*Work to do*: Return exactly, please, the lines that run from the line with "Rebuild this chart" to the line with "import plotly.graph_objects as go", ends included, and omit all pictures.

*Exercise material*:
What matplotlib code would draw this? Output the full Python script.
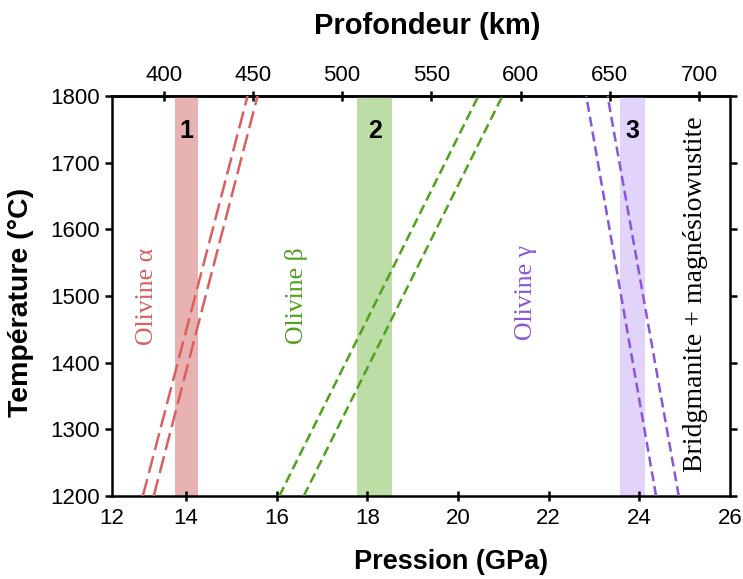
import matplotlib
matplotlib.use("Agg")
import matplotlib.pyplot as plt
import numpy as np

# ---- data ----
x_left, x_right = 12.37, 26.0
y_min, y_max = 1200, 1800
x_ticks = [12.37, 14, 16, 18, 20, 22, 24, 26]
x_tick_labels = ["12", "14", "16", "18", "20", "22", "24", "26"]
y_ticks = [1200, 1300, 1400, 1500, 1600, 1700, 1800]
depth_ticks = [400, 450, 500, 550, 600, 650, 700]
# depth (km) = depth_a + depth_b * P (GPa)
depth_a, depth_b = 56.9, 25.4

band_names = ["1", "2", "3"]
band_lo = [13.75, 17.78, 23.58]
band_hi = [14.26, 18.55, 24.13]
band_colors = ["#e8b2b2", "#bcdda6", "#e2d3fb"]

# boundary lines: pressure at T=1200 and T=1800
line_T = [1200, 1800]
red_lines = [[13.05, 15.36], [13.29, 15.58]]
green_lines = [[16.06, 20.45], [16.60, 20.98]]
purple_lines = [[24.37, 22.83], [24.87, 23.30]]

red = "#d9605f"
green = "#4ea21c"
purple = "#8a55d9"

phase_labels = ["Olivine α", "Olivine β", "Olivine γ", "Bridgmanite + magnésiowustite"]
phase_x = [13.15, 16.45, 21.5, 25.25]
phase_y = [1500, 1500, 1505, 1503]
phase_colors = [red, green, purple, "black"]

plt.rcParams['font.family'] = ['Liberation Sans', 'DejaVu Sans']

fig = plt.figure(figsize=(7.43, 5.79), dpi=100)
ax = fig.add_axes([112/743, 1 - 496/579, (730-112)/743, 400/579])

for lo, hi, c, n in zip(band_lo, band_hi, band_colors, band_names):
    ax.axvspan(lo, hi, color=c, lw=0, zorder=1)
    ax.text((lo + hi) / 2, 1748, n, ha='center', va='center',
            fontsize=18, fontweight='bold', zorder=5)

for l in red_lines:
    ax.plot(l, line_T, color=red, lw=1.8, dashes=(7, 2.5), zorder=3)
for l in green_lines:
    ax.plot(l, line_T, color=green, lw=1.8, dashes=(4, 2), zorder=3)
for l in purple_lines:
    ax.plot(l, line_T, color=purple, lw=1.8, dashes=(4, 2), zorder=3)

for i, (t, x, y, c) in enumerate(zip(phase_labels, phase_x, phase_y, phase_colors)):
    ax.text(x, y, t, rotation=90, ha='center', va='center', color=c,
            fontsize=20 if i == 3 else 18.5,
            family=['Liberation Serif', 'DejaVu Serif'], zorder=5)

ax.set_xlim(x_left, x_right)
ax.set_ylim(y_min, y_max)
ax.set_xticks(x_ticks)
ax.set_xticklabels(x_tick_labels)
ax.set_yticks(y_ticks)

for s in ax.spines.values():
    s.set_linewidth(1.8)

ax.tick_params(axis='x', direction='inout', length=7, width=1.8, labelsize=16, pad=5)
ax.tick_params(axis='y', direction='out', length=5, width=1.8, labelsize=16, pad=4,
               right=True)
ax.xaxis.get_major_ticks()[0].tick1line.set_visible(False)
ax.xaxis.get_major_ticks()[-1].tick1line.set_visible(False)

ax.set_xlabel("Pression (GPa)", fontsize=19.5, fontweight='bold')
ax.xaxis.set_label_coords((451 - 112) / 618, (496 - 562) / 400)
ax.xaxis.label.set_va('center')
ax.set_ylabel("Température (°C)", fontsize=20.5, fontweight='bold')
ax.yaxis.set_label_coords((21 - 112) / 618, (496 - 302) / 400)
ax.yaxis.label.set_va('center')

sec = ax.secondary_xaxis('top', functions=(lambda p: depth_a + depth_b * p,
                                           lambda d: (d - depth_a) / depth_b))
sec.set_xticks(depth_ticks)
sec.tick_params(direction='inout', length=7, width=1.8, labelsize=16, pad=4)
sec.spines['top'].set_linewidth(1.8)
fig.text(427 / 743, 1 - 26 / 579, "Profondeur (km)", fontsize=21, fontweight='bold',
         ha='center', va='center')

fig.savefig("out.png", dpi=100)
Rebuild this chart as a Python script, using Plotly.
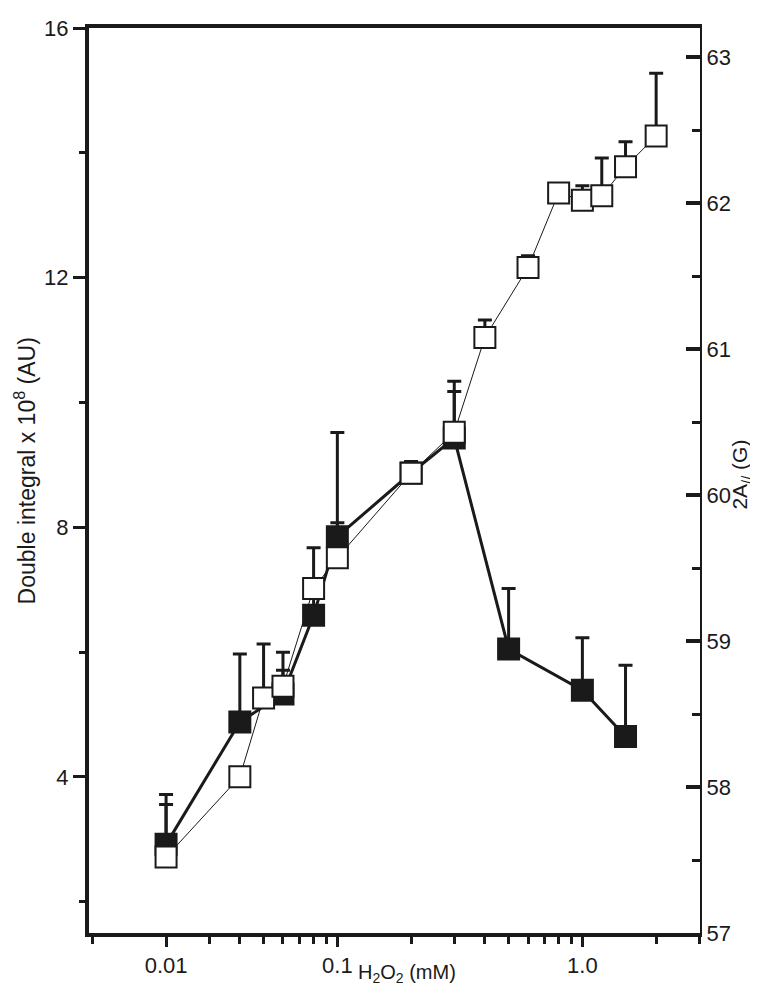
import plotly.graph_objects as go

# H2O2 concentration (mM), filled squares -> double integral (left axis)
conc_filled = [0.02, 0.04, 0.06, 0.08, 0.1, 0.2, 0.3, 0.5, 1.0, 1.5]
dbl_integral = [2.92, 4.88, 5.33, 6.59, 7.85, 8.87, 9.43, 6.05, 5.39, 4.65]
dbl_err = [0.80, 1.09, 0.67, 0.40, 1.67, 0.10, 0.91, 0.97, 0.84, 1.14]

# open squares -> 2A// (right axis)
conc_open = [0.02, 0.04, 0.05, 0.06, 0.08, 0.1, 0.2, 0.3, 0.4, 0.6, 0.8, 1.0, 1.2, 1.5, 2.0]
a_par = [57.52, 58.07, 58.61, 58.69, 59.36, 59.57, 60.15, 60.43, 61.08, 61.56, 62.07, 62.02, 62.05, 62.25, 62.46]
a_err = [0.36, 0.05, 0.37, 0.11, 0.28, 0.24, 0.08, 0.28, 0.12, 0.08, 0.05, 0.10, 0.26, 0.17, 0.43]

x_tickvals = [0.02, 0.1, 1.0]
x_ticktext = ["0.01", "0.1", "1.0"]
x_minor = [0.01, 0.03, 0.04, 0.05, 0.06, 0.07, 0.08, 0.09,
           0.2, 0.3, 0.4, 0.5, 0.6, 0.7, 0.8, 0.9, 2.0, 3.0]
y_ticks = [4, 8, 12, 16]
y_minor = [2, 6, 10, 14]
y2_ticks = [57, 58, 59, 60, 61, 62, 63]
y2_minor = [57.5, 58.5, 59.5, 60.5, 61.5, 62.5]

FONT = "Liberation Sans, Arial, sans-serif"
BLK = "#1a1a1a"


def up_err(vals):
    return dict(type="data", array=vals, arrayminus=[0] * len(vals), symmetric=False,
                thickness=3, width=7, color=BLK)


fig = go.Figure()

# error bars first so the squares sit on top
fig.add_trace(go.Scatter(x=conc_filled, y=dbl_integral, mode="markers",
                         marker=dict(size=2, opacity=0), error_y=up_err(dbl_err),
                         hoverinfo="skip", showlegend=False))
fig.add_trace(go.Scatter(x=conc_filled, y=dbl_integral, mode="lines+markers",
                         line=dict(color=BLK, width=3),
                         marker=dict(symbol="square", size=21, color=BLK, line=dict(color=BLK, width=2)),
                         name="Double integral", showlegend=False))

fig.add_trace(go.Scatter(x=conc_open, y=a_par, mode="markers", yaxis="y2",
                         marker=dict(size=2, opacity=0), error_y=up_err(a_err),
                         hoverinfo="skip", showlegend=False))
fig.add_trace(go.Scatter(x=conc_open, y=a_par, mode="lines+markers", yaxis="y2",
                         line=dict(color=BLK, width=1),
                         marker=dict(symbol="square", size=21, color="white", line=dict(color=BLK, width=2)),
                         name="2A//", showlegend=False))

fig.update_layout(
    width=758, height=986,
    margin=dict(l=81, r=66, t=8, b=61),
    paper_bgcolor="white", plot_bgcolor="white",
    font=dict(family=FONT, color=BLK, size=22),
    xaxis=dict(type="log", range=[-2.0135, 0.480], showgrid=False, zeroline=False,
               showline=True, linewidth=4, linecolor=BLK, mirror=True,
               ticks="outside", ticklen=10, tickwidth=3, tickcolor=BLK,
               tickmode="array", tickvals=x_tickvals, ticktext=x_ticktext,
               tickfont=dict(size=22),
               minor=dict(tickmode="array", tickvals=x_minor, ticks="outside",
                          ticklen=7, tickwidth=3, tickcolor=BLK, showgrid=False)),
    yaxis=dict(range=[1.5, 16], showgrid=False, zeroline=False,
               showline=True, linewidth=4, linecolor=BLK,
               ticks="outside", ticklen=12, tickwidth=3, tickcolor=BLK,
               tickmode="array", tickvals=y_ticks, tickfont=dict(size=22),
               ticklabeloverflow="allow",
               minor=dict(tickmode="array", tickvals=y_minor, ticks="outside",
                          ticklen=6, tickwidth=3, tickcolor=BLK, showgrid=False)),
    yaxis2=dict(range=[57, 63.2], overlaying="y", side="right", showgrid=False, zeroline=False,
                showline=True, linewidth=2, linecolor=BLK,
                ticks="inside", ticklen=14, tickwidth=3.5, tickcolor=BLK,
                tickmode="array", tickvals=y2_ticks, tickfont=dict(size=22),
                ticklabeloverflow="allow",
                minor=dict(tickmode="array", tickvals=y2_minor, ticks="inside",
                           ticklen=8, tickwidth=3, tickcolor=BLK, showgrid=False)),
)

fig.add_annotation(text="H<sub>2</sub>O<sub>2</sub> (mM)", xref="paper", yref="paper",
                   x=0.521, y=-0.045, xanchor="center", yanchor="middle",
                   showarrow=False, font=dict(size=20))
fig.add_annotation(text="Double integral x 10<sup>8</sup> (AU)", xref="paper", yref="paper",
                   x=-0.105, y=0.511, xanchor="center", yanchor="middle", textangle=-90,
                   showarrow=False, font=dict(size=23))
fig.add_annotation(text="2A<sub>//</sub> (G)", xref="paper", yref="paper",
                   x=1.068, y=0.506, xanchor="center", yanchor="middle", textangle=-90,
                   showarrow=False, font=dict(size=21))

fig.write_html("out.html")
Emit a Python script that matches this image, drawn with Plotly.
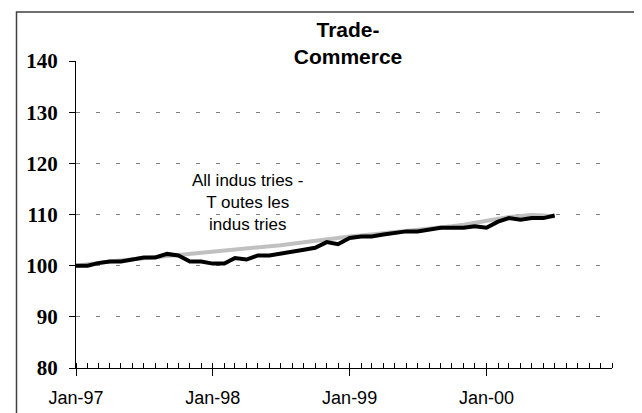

*Task output*:
Rebuild this chart as a Python script, using Plotly.
import plotly.graph_objects as go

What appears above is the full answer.